───── Data segment

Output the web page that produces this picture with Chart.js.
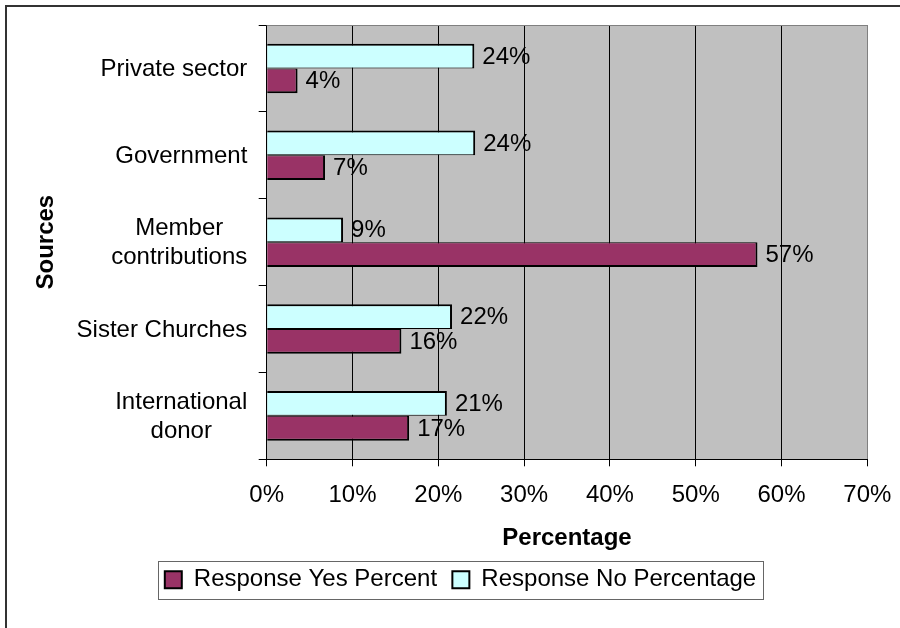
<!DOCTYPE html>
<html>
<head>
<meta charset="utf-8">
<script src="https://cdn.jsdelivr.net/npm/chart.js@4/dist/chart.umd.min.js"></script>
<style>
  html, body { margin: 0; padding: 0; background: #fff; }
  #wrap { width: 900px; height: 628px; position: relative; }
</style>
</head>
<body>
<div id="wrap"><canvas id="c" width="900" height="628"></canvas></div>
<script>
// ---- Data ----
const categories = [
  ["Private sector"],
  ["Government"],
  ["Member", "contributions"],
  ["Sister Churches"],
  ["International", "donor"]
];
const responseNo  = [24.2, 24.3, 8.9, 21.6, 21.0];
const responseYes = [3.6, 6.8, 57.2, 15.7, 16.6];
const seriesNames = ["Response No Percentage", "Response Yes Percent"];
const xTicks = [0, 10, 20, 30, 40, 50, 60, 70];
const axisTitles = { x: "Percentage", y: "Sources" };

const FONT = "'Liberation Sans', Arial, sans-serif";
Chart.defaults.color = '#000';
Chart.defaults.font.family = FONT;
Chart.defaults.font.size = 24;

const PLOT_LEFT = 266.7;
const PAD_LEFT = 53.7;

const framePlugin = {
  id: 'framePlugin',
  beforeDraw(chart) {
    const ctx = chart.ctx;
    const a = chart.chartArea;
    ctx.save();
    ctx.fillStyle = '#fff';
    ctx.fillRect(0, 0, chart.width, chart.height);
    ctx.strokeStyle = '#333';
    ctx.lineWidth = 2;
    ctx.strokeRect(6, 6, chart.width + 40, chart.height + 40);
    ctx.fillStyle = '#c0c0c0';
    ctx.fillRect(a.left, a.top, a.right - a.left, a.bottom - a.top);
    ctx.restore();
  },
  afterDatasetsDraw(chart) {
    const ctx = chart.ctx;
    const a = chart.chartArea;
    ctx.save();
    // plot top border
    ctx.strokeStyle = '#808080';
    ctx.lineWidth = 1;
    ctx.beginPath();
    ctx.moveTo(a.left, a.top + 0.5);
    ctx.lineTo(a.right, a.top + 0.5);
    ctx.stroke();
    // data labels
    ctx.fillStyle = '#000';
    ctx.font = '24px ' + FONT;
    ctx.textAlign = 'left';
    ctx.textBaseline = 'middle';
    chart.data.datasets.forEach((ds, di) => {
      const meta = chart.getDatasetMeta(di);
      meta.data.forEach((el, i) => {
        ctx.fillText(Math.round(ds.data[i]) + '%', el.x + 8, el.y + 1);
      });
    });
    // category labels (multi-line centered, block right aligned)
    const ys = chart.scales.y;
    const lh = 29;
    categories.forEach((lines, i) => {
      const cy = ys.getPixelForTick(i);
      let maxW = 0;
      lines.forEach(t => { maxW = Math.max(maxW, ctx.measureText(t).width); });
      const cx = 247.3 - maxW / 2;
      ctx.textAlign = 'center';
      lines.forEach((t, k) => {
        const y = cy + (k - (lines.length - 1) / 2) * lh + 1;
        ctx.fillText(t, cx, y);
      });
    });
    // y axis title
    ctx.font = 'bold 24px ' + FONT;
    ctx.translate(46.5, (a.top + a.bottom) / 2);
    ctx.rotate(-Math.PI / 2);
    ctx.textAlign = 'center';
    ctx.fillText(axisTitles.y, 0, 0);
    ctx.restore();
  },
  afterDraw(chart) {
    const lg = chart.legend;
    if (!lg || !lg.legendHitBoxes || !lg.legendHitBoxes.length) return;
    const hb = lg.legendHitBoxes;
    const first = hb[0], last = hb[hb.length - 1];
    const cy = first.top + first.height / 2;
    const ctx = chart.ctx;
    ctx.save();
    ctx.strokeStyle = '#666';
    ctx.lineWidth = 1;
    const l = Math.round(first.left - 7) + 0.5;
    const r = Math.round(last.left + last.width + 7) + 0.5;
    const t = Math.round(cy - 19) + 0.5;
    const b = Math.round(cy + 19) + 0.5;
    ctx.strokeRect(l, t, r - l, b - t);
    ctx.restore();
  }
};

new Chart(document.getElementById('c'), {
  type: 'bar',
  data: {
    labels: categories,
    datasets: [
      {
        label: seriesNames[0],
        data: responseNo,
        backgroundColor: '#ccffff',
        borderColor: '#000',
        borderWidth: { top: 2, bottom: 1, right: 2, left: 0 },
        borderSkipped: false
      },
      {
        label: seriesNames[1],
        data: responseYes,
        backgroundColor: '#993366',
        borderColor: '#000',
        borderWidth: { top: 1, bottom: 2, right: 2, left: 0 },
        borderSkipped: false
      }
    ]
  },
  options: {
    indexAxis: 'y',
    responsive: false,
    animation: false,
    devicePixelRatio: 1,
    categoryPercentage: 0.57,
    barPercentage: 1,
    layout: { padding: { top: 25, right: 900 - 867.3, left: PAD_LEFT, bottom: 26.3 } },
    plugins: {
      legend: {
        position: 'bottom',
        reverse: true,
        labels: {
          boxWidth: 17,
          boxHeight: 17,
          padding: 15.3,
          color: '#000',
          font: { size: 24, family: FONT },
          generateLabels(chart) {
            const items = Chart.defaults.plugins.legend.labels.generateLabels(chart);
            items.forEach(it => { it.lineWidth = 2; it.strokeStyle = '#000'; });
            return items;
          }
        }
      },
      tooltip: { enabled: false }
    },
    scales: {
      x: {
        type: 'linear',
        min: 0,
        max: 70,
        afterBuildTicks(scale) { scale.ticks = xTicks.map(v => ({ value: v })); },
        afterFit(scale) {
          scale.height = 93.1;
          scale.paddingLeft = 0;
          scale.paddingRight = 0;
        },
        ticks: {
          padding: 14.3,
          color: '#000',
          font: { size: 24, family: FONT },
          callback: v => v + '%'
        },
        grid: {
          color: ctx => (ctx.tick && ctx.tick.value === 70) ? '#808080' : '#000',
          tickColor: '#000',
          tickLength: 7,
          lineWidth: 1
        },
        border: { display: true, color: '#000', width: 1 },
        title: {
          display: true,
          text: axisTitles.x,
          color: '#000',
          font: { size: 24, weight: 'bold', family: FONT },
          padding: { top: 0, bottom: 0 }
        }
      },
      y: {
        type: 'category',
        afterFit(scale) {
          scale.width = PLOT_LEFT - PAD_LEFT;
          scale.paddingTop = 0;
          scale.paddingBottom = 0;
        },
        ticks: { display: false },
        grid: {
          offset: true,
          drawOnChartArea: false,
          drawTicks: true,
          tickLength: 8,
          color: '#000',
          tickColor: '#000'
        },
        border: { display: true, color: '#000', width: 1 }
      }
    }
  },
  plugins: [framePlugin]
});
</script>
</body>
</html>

──────────

* [Description of the task]:
From the first line above down to the line with "const PAD_LEFT = 53.7;", reproduce every line and no others, omitting pictures.

* [Solution]:
Output the web page that produces this picture with Chart.js.
<!DOCTYPE html>
<html>
<head>
<meta charset="utf-8">
<script src="https://cdn.jsdelivr.net/npm/chart.js@4/dist/chart.umd.min.js"></script>
<style>
  html, body { margin: 0; padding: 0; background: #fff; }
  #wrap { width: 900px; height: 628px; position: relative; }
</style>
</head>
<body>
<div id="wrap"><canvas id="c" width="900" height="628"></canvas></div>
<script>
// ---- Data ----
const categories = [
  ["Private sector"],
  ["Government"],
  ["Member", "contributions"],
  ["Sister Churches"],
  ["International", "donor"]
];
const responseNo  = [24.2, 24.3, 8.9, 21.6, 21.0];
const responseYes = [3.6, 6.8, 57.2, 15.7, 16.6];
const seriesNames = ["Response No Percentage", "Response Yes Percent"];
const xTicks = [0, 10, 20, 30, 40, 50, 60, 70];
const axisTitles = { x: "Percentage", y: "Sources" };

const FONT = "'Liberation Sans', Arial, sans-serif";
Chart.defaults.color = '#000';
Chart.defaults.font.family = FONT;
Chart.defaults.font.size = 24;

const PLOT_LEFT = 266.7;
const PAD_LEFT = 53.7;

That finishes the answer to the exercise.